Friday, June 01, 2007

The Point of Existence

The Point of Existence: Transformations of Narcissism in Self-Realization

by A. H. Almaas

ISBN: 0936713097
ISBN-13: 9780936713090

From the Publisher

THE POINT OF EXISTENCE describes the underlying spiritual basis for the common understanding of narcissism, which is the experience of a disturbance in the inner sense of self and the resulting need for constant reflection from the outside. This vulnerability in the inner experience of identity arises out of a basic separation from the essential presence which is the source of a true self.

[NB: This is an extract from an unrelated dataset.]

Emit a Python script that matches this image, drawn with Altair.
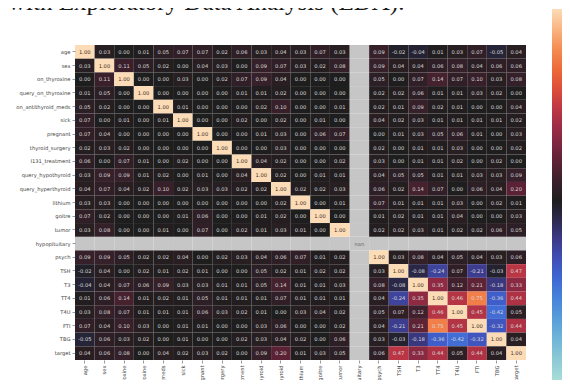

The purpose of this book is to support the reader in the development of spiritual maturity and completeness. The larger aim is to contribute to the development of humanity in the service of ultimate spiritual truth.

Customer Reviews

Therapeutic Insights in the Process of Self-Realization, December 7, 2001
By Harvey Aronson (Houston, TX USA)
Much like a major symphonic work, A. H. Almaas' work slowly develops several theme that ultimately converge to reveal incredible beauty and meaning. The initial chapters of the work are somewhat difficult in the extremely fine discriminations that the author makes in setting the ground work for his main arguments. In brief, for Almaas, narcissism is the identification with anything other than one's Essential Identity, whether it be one's body, looks, fame, thoughts, or emotions. Essential Identity is that aspect of our own true nature that give us a sense of who we are at the deepest Being- level of existence. Self-realization involves the movement from the former to the latter--moving from identifying with the ordinary experience of our personality to identifying and becoming one with Being and its essential qualities such as love, compassion, strength, clarity and identity.
For the first time ever, Almaas, presents a rich and psychologically informed phenomenology of the dissolution of the egoic self in the process of self-realization. If the first movement of the work is slow and methodical in setting up the major themes, the second movement, is a detailed, experience near description of how during the course of spiritual development we move from ordinary experience to the depths of Being. Almaas suggests that our idealizations of others, institutions, and ideas has to do with our search for internal support which can only ultimately found in the security of Being. Our need for mirroring, is explored as stemming from Being's need for mirroring, for its uniqueness, specialness and exquisiteness. Most moving in this all, is the exploration of how the very hurts that result from lapses in idealization and mirroring, can be doorways to much deeper understanding. Through a very detailed, and careful assessment of the way in which hurt opens to love and depth, Almaas makes clear how the support of a loving teacher and community make it possible to slowly penetrate our defensive posture, to tolerate pain. He sensitively describes how practitioners gradually move into experiences of deficient emptiness that very naturally can open up to the spaciousness of Being and the realization of our most profound inner identity.
There is so much in this work that is suitable for repetitive consideration and contemplation. It clearly presents in a concise way the modern psychotherapeutic insights on the development of narcissism and then carefully identifies similarities and differences between the therapeutic and spiritual work with narcissism. Almaas identifies and makes psychological sense of those cases of teachers whose behavior does not seem to match their realization. Using the predominant psychological metaphor of our time, Almaas has sympathetically illuminated as no one before, the ways in which every pitfall on the path is also a potential movement closer to our true nature. If the reader will take the patience to move through the slow, sometime painstaking development of the theoretical frame of Book One, they will in Book Two be privileged to experience a most meaningful descriptive and explanatory map of spiritual development that takes account of both the reality and depth of our psychological needs and experiences, and the delicacy, profundity and riches of spiritual reality.

Harvey Aronson, LMSW, Ph.D., is currently directory of Dawn Mountain Buddhist Temple, and a psychotherapist in private practice in Houston, Texas. He is author of Love and Sympathy in Theravada Buddhism, and Couch or Cushion: Buddhisst Practice on Western Groun (forthcoming).

a brilliant & comprehensive mapping of mind, body and soul, August 14, 2006
By whit dickey
The author considers narcissicism in its various folds to be the central impediment to self realization. He looks at it as a natural human defense against what he sees as the almost inevitable annihilation of our soul and the "essence", that we encounter early on in our family upbringing. Not only is it the root of most psychological problems, but we will encounter it constantly while seeking a life of the spirit.

The best book on self realization that I've ever read, because of its compassion for and understanding of the difficulties a Western mind encounters on the path. It does not stop at the Freudian model for psychological health, but rather sees recovery of lost essence as the key to the self.